In concluding this volume, it is proper to advert to some of the signs and means of this unification of mankind, which belong to the recent era.

1. INDUSTRIAL EXHIBITIONS.—The words quoted above from Prince Albert were spoken in anticipation of the Great International Exhibition in London, in 1854. The industrial exhibitions, in which the products of many nations are collected, and to which visitors are drawn from different parts of the earth, are one indication of the effect of manufactures and commerce in drawing mankind together. The first displays of this kind were for French manufactures alone, and were held in Paris in 1798, and, under the consulate of Napoleon, in 1801 and 1802. The first international exposition was in Paris in 1844; and it was followed by the "World's Fair" in London (1850), for which the vast edifice called "the Crystal Palace," made of iron and of glass, was constructed. Similar exhibitions were held in New York (1853), in Paris in 1855 and again in 1867, in Constantinople, Amsterdam, Vienna, (1873), in Philadelphia on the hundredth anniversary of American independence (1876), in Chicago in 1893, and in Paris in 1900. In these fairs, the products of the industry of the far East were shown by the side of the products of European and American manufacture.

2. ECONOMICAL ENLIGHTENMENT.—In connection with the wide extension of commerce, the better methods and ideas which have come into vogue in respect to commercial relations deserve notice. The system of credit, facilitating trade and forming a bond of confidence and of union between different nations, although it began in the Middle Ages, was not fairly established until the organization of the Bank of Amsterdam in 1609. This system, if it is "one of the most powerful engines of warfare," is likewise "one of the great pledges of peace." The stimulus given to manufactures by mechanical inventions has been an effective promoter of commercial intercourse. The teaching of Adam Smith, and of the political economists since his time, by which it is seen that the gain of one nation is not the loss of another, and that nations are mutually benefited by the interchange of the products of their labor, which is the true source of wealth, has operated as an antidote to discord. The ruin of a neighbor, or non-intercourse with him, has been discovered to be as contrary to the demands of a prudent self-interest as of a disinterested benevolence.

3. COMMUNITY IN SCIENCE AND LETTERS.—The community of literature and science has been growing more cosmopolitan. The barriers created by differences of language are overcome. The custom of learning foreign languages has become more diffused. The most important writings, in whatever country they appear, circulate through translations in all other civilized lands. All well-stored libraries are polyglot.

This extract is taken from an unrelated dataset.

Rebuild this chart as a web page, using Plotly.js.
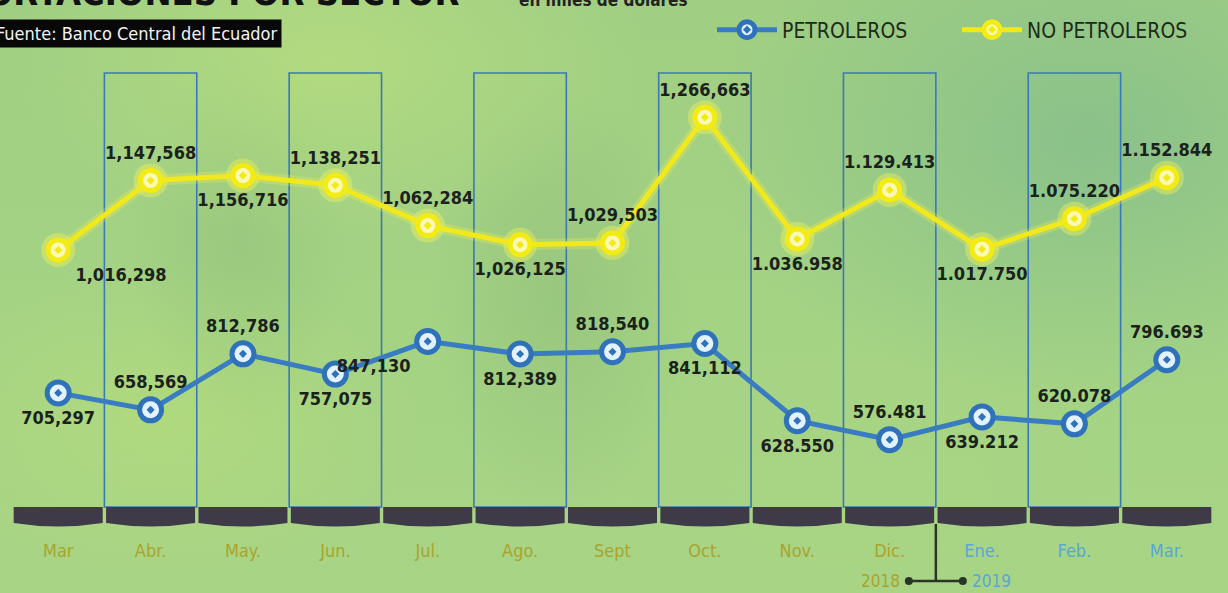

4. WIDENED POLITICAL SYSTEM.—In the political relations of countries, it is found necessary to comprehend all parts of the globe in the political system, in the right adjustment of which each country has a stake, and over which stretches an acknowledged code of international law. The establishment of an international tribunal of arbitration at The Hague is a long step toward making such a code effective and toward preventing war.

5. INTERNATION PHILANTHROPY.—The growth of humane feeling, of the interest felt in man as man, engendered a spirit of universal philanthropy. For example, the hostility to the slave-trade led to the treatment of it as piracy by the municipal laws and by the treaties of several nations, while it is prohibited and punished by nearly all of the countries of Europe. This is the direct result of a heightened respect for man and for the rights of human nature, however poor or degraded man may be. Instances have occurred in which help has been generously given to sufferers by fire or famine, by strangers in remote lands. A famine in Persia called out liberal contributions from America. Examples of the exercise of justice and kindness toward distant nations may remind the reader of opposite examples of wrong and cruelty. We are pointing out, however, only the drift of sentiment; and it must be remembered that the facts which have been referred to as illustrative of the growth of philanthropy, are such as never occurred in former ages.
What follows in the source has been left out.